**Given exercise**
Look at the data below and print exactly the lines from its first line through the line with "Chart.register(...registerables);"; the pictures stay out of the copy.
------------------------------------
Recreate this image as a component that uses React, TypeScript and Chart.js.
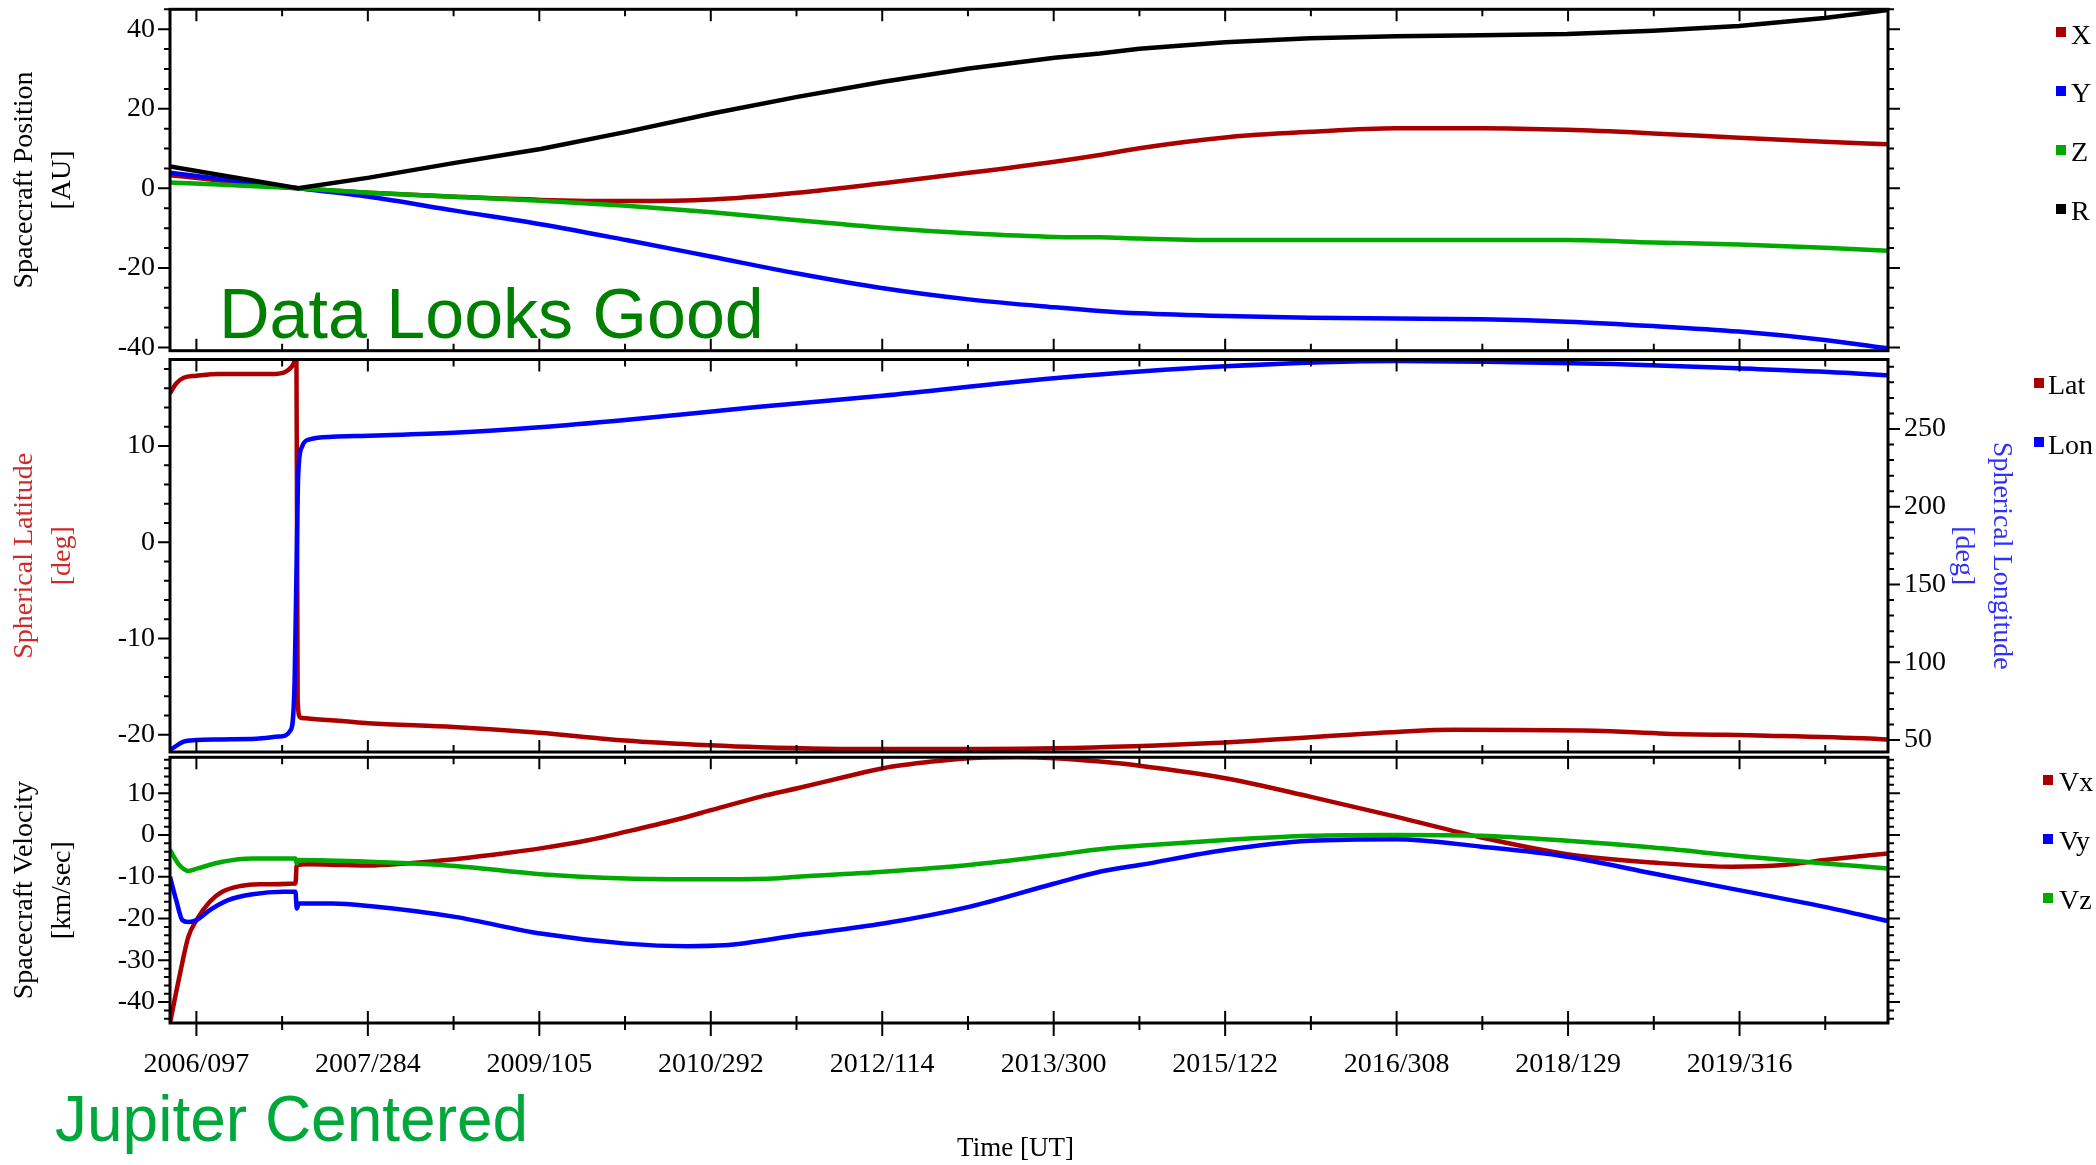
import React, { useEffect, useRef } from "react";
import { Chart, registerables } from "chart.js";

Chart.register(...registerables);

const SERIF = "'Liberation Serif', 'Times New Roman', Times, serif";
const SANS = "'Liberation Sans', Arial, Helvetica, sans-serif";

const RED = "#aa0000";
const BLUE = "#0000ff";
const GREEN = "#00aa00";
const BLACK = "#000000";

// ---------- time axis: days after 2006/097 ----------
const X_MIN = -85;
const X_MAX = 5446;
const XTICK_DAYS = [0, 552, 1104, 1656, 2208, 2760, 3312, 3864, 4416, 4968];
const XTICK_LABELS = [
  "2006/097", "2007/284", "2009/105", "2010/292", "2012/114",
  "2013/300", "2015/122", "2016/308", "2018/129", "2019/316",
];
const X_MINOR_STEP = 276;

// ---------- panel 1: spacecraft position [AU] ----------
const POS_TICKS = [-40, -20, 0, 20, 40];
const POS_DAYS = [-85, 327, 556, 832, 1108, 1384, 1660, 1935, 2211, 2487, 2763, 2908, 3036, 3312, 3585, 3861, 4137, 4413, 4690, 4966, 5242, 5446];
const POS_X = [3.3, 0, -1.1, -2.1, -2.9, -3.2, -2.8, -1.1, 1.3, 3.9, 6.7, 8.4, 10.1, 12.8, 14.2, 15.1, 15.1, 14.7, 13.8, 12.7, 11.7, 11.1];
const POS_Y = [3.9, 0, -2.1, -5.6, -9.0, -13.0, -17.2, -21.4, -25.1, -27.9, -29.9, -30.8, -31.4, -32.1, -32.5, -32.7, -32.9, -33.5, -34.6, -36.0, -38.1, -40.2];
const POS_Z = [1.5, 0, -1.1, -2.1, -3.1, -4.4, -6.0, -8.0, -9.9, -11.3, -12.2, -12.3, -12.6, -13.0, -13.0, -13.0, -13.0, -13.0, -13.6, -14.1, -14.9, -15.7];
const POS_R = [5.5, 0.05, 2.7, 6.4, 9.9, 14.2, 18.8, 23.0, 26.8, 30.1, 32.8, 33.9, 35.1, 36.7, 37.7, 38.2, 38.5, 38.8, 39.6, 40.8, 42.8, 44.8];

// ---------- panel 2: spherical latitude / longitude [deg] ----------
const LAT_TICKS = [-20, -10, 0, 10];
const LON_TICKS = [50, 100, 150, 200, 250];
const LAT_DAYS = [-85, -65, -41, 0, 70, 254, 291, 316, 322, 326, 334, 353, 476, 553, 828, 1104, 1380, 1652, 1813, 2208, 2760, 3312, 3876, 4046, 4503, 4731, 5059, 5388, 5446];
const LAT = [15.5, 16.5, 17.1, 17.3, 17.5, 17.5, 17.8, 18.8, 19.6, -16.5, -18.2, -18.3, -18.6, -18.8, -19.2, -19.8, -20.6, -21.1, -21.3, -21.5, -21.4, -20.8, -19.7, -19.5, -19.6, -19.9, -20.1, -20.4, -20.5];
const LON_DAYS = [-85, -41, 0, 70, 193, 267, 304, 316, 322, 328, 340, 365, 439, 553, 828, 1104, 1380, 1652, 1813, 2208, 2760, 3312, 3864, 4246, 4561, 4960, 5305, 5446];
const LON = [43.5, 49.0, 50.0, 50.4, 50.8, 52.2, 56.5, 86.5, 157, 221.5, 238.6, 243.4, 245.0, 245.7, 247.6, 251.1, 255.8, 261.1, 264.3, 271.4, 282.6, 290.3, 293.8, 293.0, 291.8, 289.0, 286.2, 284.5];

// ---------- panel 3: spacecraft velocity [km/sec] ----------
const VEL_TICKS = [-40, -30, -20, -10, 0, 10];
const VX_DAYS = [-85, -55, -26, 0, 43, 83, 142, 201, 319, 323, 359, 477, 556, 674, 832, 989, 1108, 1265, 1384, 1541, 1660, 1817, 1935, 2093, 2211, 2369, 2487, 2645, 2763, 2908, 3036, 3312, 3585, 3861, 4137, 4413, 4690, 4945, 5110, 5242, 5446];
const VX = [-45, -34, -24.4, -20.4, -16, -13.6, -12.2, -11.8, -11.6, -7.2, -7.0, -7.2, -7.3, -6.8, -5.8, -4.4, -3.2, -1.2, 0.8, 3.6, 6.0, 9.2, 11.2, 14.0, 16.0, 17.6, 18.4, 18.6, 18.4, 17.6, 16.6, 13.6, 9.2, 4.4, -0.6, -4.6, -6.6, -7.6, -7.2, -6.0, -4.4];
const VY_DAYS = [-85, -65, -45, -26, 0, 43, 102, 181, 280, 319, 323, 330, 438, 556, 832, 1108, 1384, 1581, 1699, 1935, 2211, 2487, 2763, 2908, 3036, 3312, 3585, 3861, 4137, 4413, 4690, 4966, 5242, 5446];
const VY = [-10, -15.6, -20.4, -20.8, -20.4, -18, -15.6, -14.2, -13.6, -13.6, -17.6, -16.4, -16.4, -17.0, -19.6, -23.6, -26.0, -26.6, -26.4, -24.0, -21.2, -17.2, -11.6, -8.8, -7.2, -3.6, -1.4, -1.0, -2.8, -5.2, -9.2, -13.2, -17.2, -20.6];
const VZ_DAYS = [-85, -55, -26, 4, 83, 181, 319, 323, 330, 556, 832, 1108, 1384, 1660, 1857, 1935, 2211, 2487, 2763, 2908, 3036, 3312, 3585, 3861, 4137, 4413, 4690, 4966, 5242, 5446];
const VZ = [-3.6, -7.2, -8.6, -8.0, -6.4, -5.6, -5.6, -6.8, -6.0, -6.4, -7.4, -9.4, -10.4, -10.6, -10.4, -10.0, -8.8, -7.2, -4.8, -3.4, -2.6, -1.2, -0.2, 0, -0.2, -1.4, -3.0, -5.0, -6.8, -8.0];

// ---------- helpers ----------
function series(days: number[], vals: number[]) {
  return days.map((d, i) => ({ x: d, y: vals[i] }));
}

function lineDataset(label: string, days: number[], vals: number[], color: string, order: number, yAxisID = "y", straight = false) {
  return {
    label,
    data: series(days, vals),
    borderColor: color,
    backgroundColor: color,
    borderWidth: 4.5,
    pointRadius: 0,
    pointHoverRadius: 0,
    fill: false,
    yAxisID,
    order,
    tension: straight ? 0 : 0.4,
    cubicInterpolationMode: straight ? "default" : "monotone",
  };
}

const frameTicksPlugin = {
  id: "frameTicks",
  afterDatasetsDraw(chart: any, _args: any, opts: any) {
    const { ctx, chartArea } = chart;
    const { left, right, top, bottom } = chartArea;
    const xs = chart.scales.x;
    ctx.save();
    ctx.strokeStyle = "#000";
    ctx.lineWidth = 2;
    ctx.beginPath();
    const k0 = Math.ceil(xs.min / X_MINOR_STEP);
    for (let k = k0; k * X_MINOR_STEP <= xs.max; k++) {
      const d = k * X_MINOR_STEP;
      const major = k % 2 === 0;
      const px = xs.getPixelForValue(d);
      const len = major ? 12 : 7;
      ctx.moveTo(px, top);
      ctx.lineTo(px, top + len);
      ctx.moveTo(px, bottom);
      ctx.lineTo(px, bottom - len);
      if (opts.bottomOutside) {
        ctx.moveTo(px, bottom);
        ctx.lineTo(px, bottom + (major ? 13 : 7));
      }
    }
    for (const ax of opts.yAxes) {
      const s = chart.scales[ax.id];
      const x0 = ax.side === "left" ? left : right;
      const dir = ax.side === "left" ? -1 : 1;
      const first = Math.ceil(s.min / ax.minor - 1e-9);
      for (let k = first; k * ax.minor <= s.max + 1e-9; k++) {
        const v = k * ax.minor;
        const r = v / ax.major;
        const isMajor = Math.abs(r - Math.round(r)) < 1e-6;
        const py = s.getPixelForValue(v);
        const len = isMajor ? 12 : 6;
        ctx.moveTo(x0, py);
        ctx.lineTo(x0 + dir * len, py);
      }
    }
    ctx.stroke();
    ctx.lineWidth = 3;
    ctx.strokeRect(left, top, right - left, bottom - top);
    ctx.restore();
  },
};

function xAxis(show: boolean) {
  return {
    type: "linear",
    min: X_MIN,
    max: X_MAX,
    display: show,
    grid: { display: false, drawTicks: false },
    border: { display: false },
    afterBuildTicks: (s: any) => {
      s.ticks = XTICK_DAYS.map((v) => ({ value: v }));
    },
    afterFit: (s: any) => {
      if (show) s.height = 142;
      s.paddingLeft = 0;
      s.paddingRight = 0;
    },
    ticks: {
      autoSkip: false,
      maxRotation: 0,
      minRotation: 0,
      padding: 25,
      color: "#000",
      font: { family: SERIF, size: 28 },
      callback: (_v: any, i: number) => XTICK_LABELS[i] ?? "",
    },
    title: {
      display: show,
      text: "Time [UT]    ",
      color: "#000",
      font: { family: SERIF, size: 27, lineHeight: 1.2 },
      padding: { top: 0, bottom: 0 },
    },
  };
}

function yAxis(position: "left" | "right", min: number, max: number, ticks: number[], title: string[], titleColor: string, width: number, titlePad: number, labelPad: number) {
  return {
    type: "linear",
    position,
    min,
    max,
    grid: { display: false, drawTicks: false },
    border: { display: false },
    afterBuildTicks: (s: any) => {
      s.ticks = ticks.map((v) => ({ value: v }));
    },
    afterFit: (s: any) => {
      s.width = width;
      s.paddingTop = 0;
      s.paddingBottom = 0;
    },
    ticks: {
      padding: labelPad,
      color: "#000",
      font: { family: SERIF, size: 28 },
      callback: (v: any) => String(v),
    },
    title: {
      display: true,
      text: title,
      color: titleColor,
      font: { family: SERIF, size: 28, lineHeight: 1.36 },
      padding: { top: titlePad, bottom: 0 },
    },
  };
}

function baseOptions(padding: any, scales: any, frame: any) {
  return {
    responsive: false,
    maintainAspectRatio: false,
    animation: false,
    devicePixelRatio: 1,
    events: [],
    layout: { padding },
    scales,
    plugins: {
      legend: { display: false },
      tooltip: { enabled: false },
      frameTicks: frame,
    },
  };
}

function positionConfig() {
  return {
    type: "line",
    data: {
      datasets: [
        lineDataset("X", POS_DAYS, POS_X, RED, 4),
        lineDataset("Y", POS_DAYS, POS_Y, BLUE, 3),
        lineDataset("Z", POS_DAYS, POS_Z, GREEN, 2),
        lineDataset("R", POS_DAYS, POS_R, BLACK, 1, "y", true),
      ],
    },
    options: baseOptions(
      { top: 9.3, bottom: 29.3, left: 0, right: 208 },
      {
        x: xAxis(false),
        y: yAxis("left", -40.8, 45, POS_TICKS, ["Spacecraft Position", "[AU]"], "#000", 170, 5.5, 15),
      },
      {
        bottomOutside: false,
        yAxes: [
          { id: "y", side: "left", major: 20, minor: 5 },
          { id: "y", side: "right", major: 20, minor: 5 },
        ],
      }
    ),
    plugins: [frameTicksPlugin],
  };
}

function sphericalConfig() {
  return {
    type: "line",
    data: {
      datasets: [
        lineDataset("Lat", LAT_DAYS, LAT, RED, 2, "y"),
        lineDataset("Lon", LON_DAYS, LON, BLUE, 1, "y2"),
      ],
    },
    options: baseOptions(
      { top: 19.5, bottom: 18, left: 0, right: 0 },
      {
        x: xAxis(false),
        y: yAxis("left", -21.8, 19.0, LAT_TICKS, ["Spherical Latitude", "[deg]"], "#cc2b2b", 170, 5.5, 15),
        y2: yAxis("right", 42.3, 294.7, LON_TICKS, ["Spherical Longitude", "[deg]"], "#2f2fff", 208, 76, 16),
      },
      {
        bottomOutside: false,
        yAxes: [
          { id: "y", side: "left", major: 10, minor: 2 },
          { id: "y2", side: "right", major: 50, minor: 10 },
        ],
      }
    ),
    plugins: [frameTicksPlugin],
  };
}

function velocityConfig() {
  return {
    type: "line",
    data: {
      datasets: [
        lineDataset("Vx", VX_DAYS, VX, RED, 3),
        lineDataset("Vy", VY_DAYS, VY, BLUE, 2),
        lineDataset("Vz", VZ_DAYS, VZ, GREEN, 1),
      ],
    },
    options: baseOptions(
      { top: 17.3, bottom: 0, left: 0, right: 208 },
      {
        x: xAxis(true),
        y: yAxis("left", -45.0, 18.6, VEL_TICKS, ["Spacecraft Velocity", "[km/sec]"], "#000", 170, 5.5, 15),
      },
      {
        bottomOutside: true,
        yAxes: [
          { id: "y", side: "left", major: 10, minor: 2 },
          { id: "y", side: "right", major: 10, minor: 2 },
        ],
      }
    ),
    plugins: [frameTicksPlugin],
  };
}

function Panel({ makeConfig, top, height }: { makeConfig: () => any; top: number; height: number }) {
  const ref = useRef<HTMLCanvasElement>(null);
  useEffect(() => {
    const chart = new Chart(ref.current as HTMLCanvasElement, makeConfig() as any);
    return () => chart.destroy();
  }, []);
  return (
    <canvas
      ref={ref}
      width={2096}
      height={height}
      style={{ position: "absolute", left: 0, top, width: 2096, height }}
    />
  );
}

const LEGEND_POS = [
  { label: "X", color: RED, sx: 2056, sy: 27, tx: 2071, ty: 21 },
  { label: "Y", color: BLUE, sx: 2056, sy: 86, tx: 2071, ty: 79 },
  { label: "Z", color: GREEN, sx: 2056, sy: 145, tx: 2071, ty: 138 },
  { label: "R", color: BLACK, sx: 2056, sy: 204, tx: 2071, ty: 197 },
  { label: "Lat", color: RED, sx: 2034, sy: 378, tx: 2048, ty: 371 },
  { label: "Lon", color: BLUE, sx: 2034, sy: 437, tx: 2048, ty: 431 },
  { label: "Vx", color: RED, sx: 2043, sy: 775, tx: 2059, ty: 768 },
  { label: "Vy", color: BLUE, sx: 2043, sy: 834, tx: 2059, ty: 827 },
  { label: "Vz", color: GREEN, sx: 2043, sy: 893, tx: 2059, ty: 886 },
];

export default function App() {
  return (
    <div
      style={{
        position: "absolute",
        left: 0,
        top: 0,
        width: 2096,
        height: 1165,
        background: "#ffffff",
        overflow: "hidden",
      }}
    >
      <Panel makeConfig={positionConfig} top={0} height={380} />
      <Panel makeConfig={sphericalConfig} top={340} height={430} />
      <Panel makeConfig={velocityConfig} top={740} height={425} />
      {LEGEND_POS.map((it) => (
        <React.Fragment key={it.label}>
          <div
            style={{
              position: "absolute",
              left: it.sx,
              top: it.sy,
              width: 10,
              height: 10,
              background: it.color,
            }}
          />
          <div
            style={{
              position: "absolute",
              left: it.tx,
              top: it.ty,
              font: `28px/28px ${SERIF}`,
              color: "#000",
              whiteSpace: "nowrap",
            }}
          >
            {it.label}
          </div>
        </React.Fragment>
      ))}
      <div
        style={{
          position: "absolute",
          left: 219,
          top: 279,
          font: `70px/70px ${SANS}`,
          color: "#008000",
          whiteSpace: "nowrap",
        }}
      >
        Data Looks Good
      </div>
      <div
        style={{
          position: "absolute",
          left: 55,
          top: 1087,
          font: `64px/64px ${SANS}`,
          color: "#00a83c",
          whiteSpace: "nowrap",
        }}
      >
        Jupiter Centered
      </div>
    </div>
  );
}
------------------------------------
**Solution**
Recreate this image as a component that uses React, TypeScript and Chart.js.
import React, { useEffect, useRef } from "react";
import { Chart, registerables } from "chart.js";

Chart.register(...registerables);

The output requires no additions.